Paper: Most US-Mexico Border Smugglers Are Americans

Newsmax, July 18, 2015

The smuggling of migrants across the U.S.-Mexico border relies heavily on American labor, the Pittsburgh Tribune-Review found in an eight-month investigation that paints a portrait of the network of smugglers known as “coyotes.”

Three out of every five convicted smugglers are U.S. citizens, according to an analysis by the newspaper of 3,254 federal trafficking convictions during 2013 and 2014 in federal courts in the southern stretches of Texas, New Mexico, Arizona and California.

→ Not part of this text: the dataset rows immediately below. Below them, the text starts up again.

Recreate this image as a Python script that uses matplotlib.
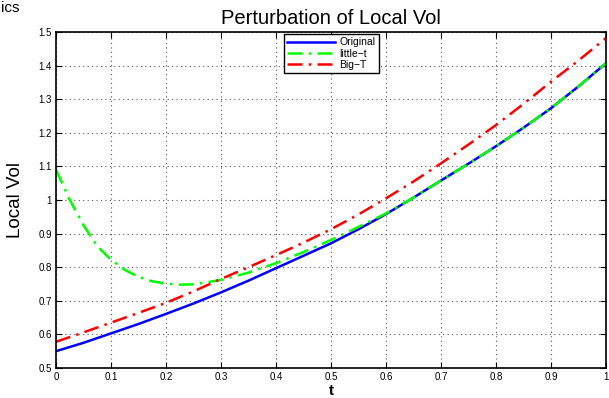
import matplotlib
matplotlib.use("Agg")
import matplotlib.pyplot as plt

plt.rcParams['font.family'] = ['Liberation Sans', 'DejaVu Sans']

# data
t = [0.0, 0.05, 0.1, 0.15, 0.2, 0.25, 0.3, 0.35, 0.4, 0.45, 0.5,
     0.55, 0.6, 0.65, 0.7, 0.75, 0.8, 0.85, 0.9, 0.95, 1.0]
original = [0.550, 0.575, 0.603, 0.631, 0.661, 0.692, 0.725, 0.760, 0.797, 0.834, 0.871,
            0.913, 0.958, 1.007, 1.058, 1.108, 1.160, 1.215, 1.273, 1.338, 1.407]
big_T = [0.578, 0.606, 0.635, 0.664, 0.694, 0.728, 0.765, 0.800, 0.836, 0.873, 0.913,
         0.957, 1.005, 1.055, 1.109, 1.165, 1.223, 1.286, 1.352, 1.415, 1.482]
t_little = [0.0, 0.025, 0.05, 0.075, 0.1, 0.125, 0.15, 0.175, 0.2, 0.225, 0.25,
            0.3, 0.35, 0.4, 0.45, 0.5, 0.55, 0.6, 0.65, 0.7, 0.75, 0.8, 0.85, 0.9, 0.95, 1.0]
little_t = [1.090, 1.000, 0.925, 0.862, 0.822, 0.792, 0.771, 0.758, 0.751, 0.748, 0.749,
            0.762, 0.784, 0.812, 0.845, 0.881, 0.920, 0.960, 1.007, 1.058, 1.108, 1.160,
            1.215, 1.273, 1.338, 1.407]

xticks = [0, 0.1, 0.2, 0.3, 0.4, 0.5, 0.6, 0.7, 0.8, 0.9, 1]
xtick_labels = ['0', '0.1', '0.2', '0.3', '0.4', '0.5', '0.6', '0.7', '0.8', '0.9', '1']
yticks = [0.5, 0.6, 0.7, 0.8, 0.9, 1.0, 1.1, 1.2, 1.3, 1.4, 1.5]
ytick_labels = ['0.5', '0.6', '0.7', '0.8', '0.9', '1', '1.1', '1.2', '1.3', '1.4', '1.5']

fig = plt.figure(figsize=(6.09, 3.98), dpi=100)
ax = fig.add_axes([0.092, 0.0754, 0.903, 0.8442])

ax.plot(t, original, color='#0000ff', lw=1.8, label='Original')
ax.plot(t_little, little_t, color='#00ff00', lw=1.8, ls=(0, (6, 2.5, 1, 2.5)), label='little\u2212t')
ax.plot(t, big_T, color='#ff0000', lw=1.8, ls=(0, (6, 2.5, 1, 2.5)), label='Big\u2212T')

ax.set_xlim(0, 1)
ax.set_ylim(0.5, 1.5)
ax.set_xticks(xticks)
ax.set_xticklabels(xtick_labels)
ax.set_yticks(yticks)
ax.set_yticklabels(ytick_labels)
ax.tick_params(direction='in', top=True, right=True, labelsize=7, length=4, width=0.8, pad=3)
ax.grid(True, ls=(0, (1, 3)), color='#555555', lw=0.8)
for s in ax.spines.values():
    s.set_linewidth(1.2)

ax.set_title('Perturbation of Local Vol', fontsize=14.5, pad=6)
ax.set_ylabel('Local Vol', fontsize=13.5, labelpad=10)
ax.set_xlabel('t', fontsize=11, fontweight='bold', labelpad=1)

leg = ax.legend(loc='upper center', bbox_to_anchor=(0.501, 0.993), fontsize=7.5,
                frameon=True, fancybox=False, edgecolor='black', framealpha=1,
                handlelength=4.6, borderpad=0.3, labelspacing=0.1, handletextpad=0.4,
                borderaxespad=0)
leg.get_frame().set_linewidth(1.0)

# leftover text in the top-left corner of the original image
fig.text(0.002, 0.998, 'ics', fontsize=11, va='top', ha='left')

fig.savefig('out.png', dpi=100)
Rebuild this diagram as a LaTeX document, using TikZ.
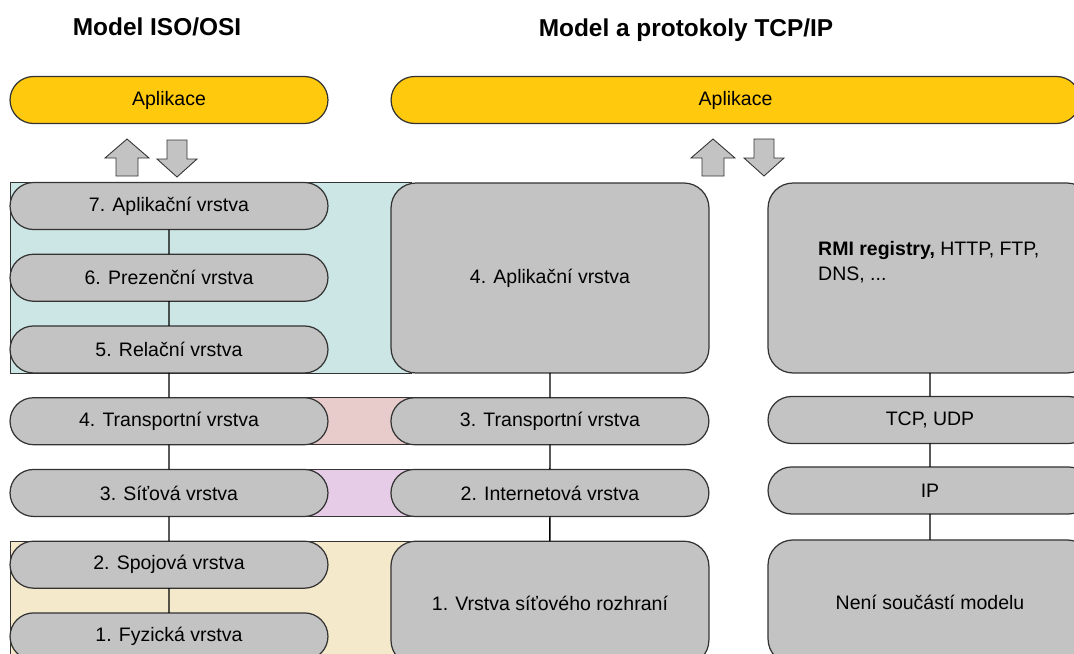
\documentclass[tikz,border=0pt]{standalone}
\usepackage{fontspec}
\setmainfont{Liberation Sans}
\usetikzlibrary{positioning, backgrounds, shapes.misc}
\definecolor{appyellow}{HTML}{FFC90E}
\definecolor{layergray}{HTML}{C3C3C3}
\definecolor{edgegray}{HTML}{333333}
\definecolor{bandcyan}{HTML}{CCE5E5}
\definecolor{bandpink}{HTML}{E8CCCC}
\definecolor{bandviolet}{HTML}{E6CCE6}
\definecolor{bandbeige}{HTML}{F5E9CB}
\newcommand{\layerfont}{\fontsize{11.1}{14.2}\selectfont}
\tikzset{%
	layer/.style={draw=edgegray, line width=0.7pt, rounded rectangle, minimum width=6.36cm,%
		minimum height=0.94cm, inner sep=0mm, outer sep=0pt, fill=layergray, font=\layerfont},
	block/.style={draw=edgegray, line width=0.7pt, rectangle, rounded corners=0.5cm,%
		minimum width=6.36cm, minimum height=3.8cm, inner sep=0mm, outer sep=0pt, fill=layergray, font=\layerfont},
	app/.style={layer, fill=appyellow},
	band/.style={draw=edgegray, line width=0.5pt},
	conn/.style={line width=0.8pt},
	title/.style={font=\fontsize{13.9}{16}\selectfont\bfseries},
	blockarrow/.style={draw=edgegray, line width=0.5pt, fill=layergray},
	uparrow/.pic={\draw[blockarrow] (0,0) -- (22,19) -- (11,19) -- (11,37) -- (-11,37) -- (-11,19) -- (-22,19) -- cycle;},
	downarrow/.pic={\draw[blockarrow] (0,0) -- (20,-18) -- (10,-18) -- (10,-37) -- (-10,-37) -- (-10,-18) -- (-20,-18) -- cycle;}
}
\begin{document}
\begin{tikzpicture}[x=0.02cm, y=-0.02cm, node distance=0.495cm]
		\useasboundingbox (0,0) rectangle (1074,653);
		\node[title] (osititle) at (157,27) {Model ISO/OSI};
		\node[title] (tcptitle) at (686,30) {Model a protokoly TCP/IP};
		\node[app] (appl) at (169,100) {Aplikace};
		\node[app, minimum width=13.78cm] (appr) at (735.5,100) {Aplikace};
		\pic at (127,139) {uparrow};
		\pic at (177,177) {downarrow};
		\pic at (713,139) {uparrow};
		\pic at (764,176) {downarrow};
		% ISO/OSI
		\node[layer] (osi7) at (169,206) {7. Aplikační vrstva};
		\node[layer] (osi6) [below=of osi7] {6. Prezenční vrstva};
		\node[layer] (osi5) [below=of osi6] {5. Relační vrstva};
		\node[layer] (osi4) [below=of osi5] {4. Transportní vrstva};
		\node[layer] (osi3) [below=of osi4] {3. Síťová vrstva};
		\node[layer] (osi2) [below=of osi3] {2. Spojová vrstva};
		\node[layer] (osi1) [below=of osi2] {1. Fyzická vrstva};
		% TCP/IP
		\node[block] (tcp4) at (550,278) {4. Aplikační vrstva};
		\node[layer] (tcp3) [right=1.26cm of osi4] {3. Transportní vrstva};
		\node[layer] (tcp2) [right=1.26cm of osi3] {2. Internetová vrstva};
		\node[block, minimum height=2.48cm] (tcp1) [below=of tcp2] {1. Vrstva síťového rozhraní};
		% protokoly
		\node[block, minimum width=6.48cm] (rmi) at (930,278) {};
		\node[font=\layerfont, align=left, anchor=west] (rmitext) [above right=0.32cm and 0.88cm of rmi.west, anchor=west]
			{\textbf{RMI registry,} HTTP, FTP,\\DNS, ...};
		\node[layer, minimum width=6.48cm, node distance=0.47cm] (tcpudp) [below=of rmi] {TCP, UDP};
		\node[layer, minimum width=6.48cm, node distance=0.47cm] (ip) [below=of tcpudp] {IP};
		\node[block, minimum width=6.48cm, minimum height=2.48cm, node distance=0.52cm] (neni) [below=of ip] {Není součástí modelu};
		\draw [conn] (osi7) -- (osi6);
		\draw [conn] (osi6) -- (osi5);
		\draw [conn] (osi5) -- (osi4);
		\draw [conn] (osi4) -- (osi3);
		\draw [conn] (osi3) -- (osi2);
		\draw [conn] (osi2) -- (osi1);
		\draw [conn] (tcp4) -- (tcp3);
		\draw [conn] (tcp3) -- (tcp2);
		\draw [conn] (tcp2) -- (tcp1);
		\draw [conn] (rmi) -- (tcpudp);
		\draw [conn] (tcpudp) -- (ip);
		\draw [conn] (ip) -- (neni);

		\begin{scope}[on background layer]
			\draw [band, fill=bandcyan] (osi7.west |- osi7.north) rectangle ([xshift=4mm]tcp4.south west);
			\draw [band, fill=bandpink] (osi4.north) rectangle (tcp3.south);
			\draw [band, fill=bandviolet] (osi3.north) rectangle (tcp2.south);
			\draw [band, fill=bandbeige] (osi2.west |- osi2.north) rectangle ([xshift=4mm]tcp1.south west);
		\end{scope}
	\end{tikzpicture}
\end{document}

The typical coyote is a white American man of Hispanic descent, 34 years old, with little schooling, the Tribune-Review reported Saturday as it began a week-long series on human smuggling across the U.S.-Mexico border. Many are unemployed or do the work to pick up extra money.

Human smuggling is a labor-intensive industry, with about one coyote driving, feeding or guarding every three migrants entering the United States illegally, the newspaper found. Americans dominate key parts of the trade, especially jobs designed to circumnavigate the U.S. Customs and Border Protection dragnet that extends hundreds of miles inland from the border.

Four out of every five coyotes convicted of transporting migrants–or serving as “chequedores,” the scouts who spy on law enforcement so the drivers can avoid them–are Americans who earn a premium for both their birthright and the risks they’re willing to take.

The typical American fetches $840 per head unlawfully motoring migrants through Border Patrol checkpoints, where the likelihood of arrest is high, according to court records analyzed by the Tribune-Review.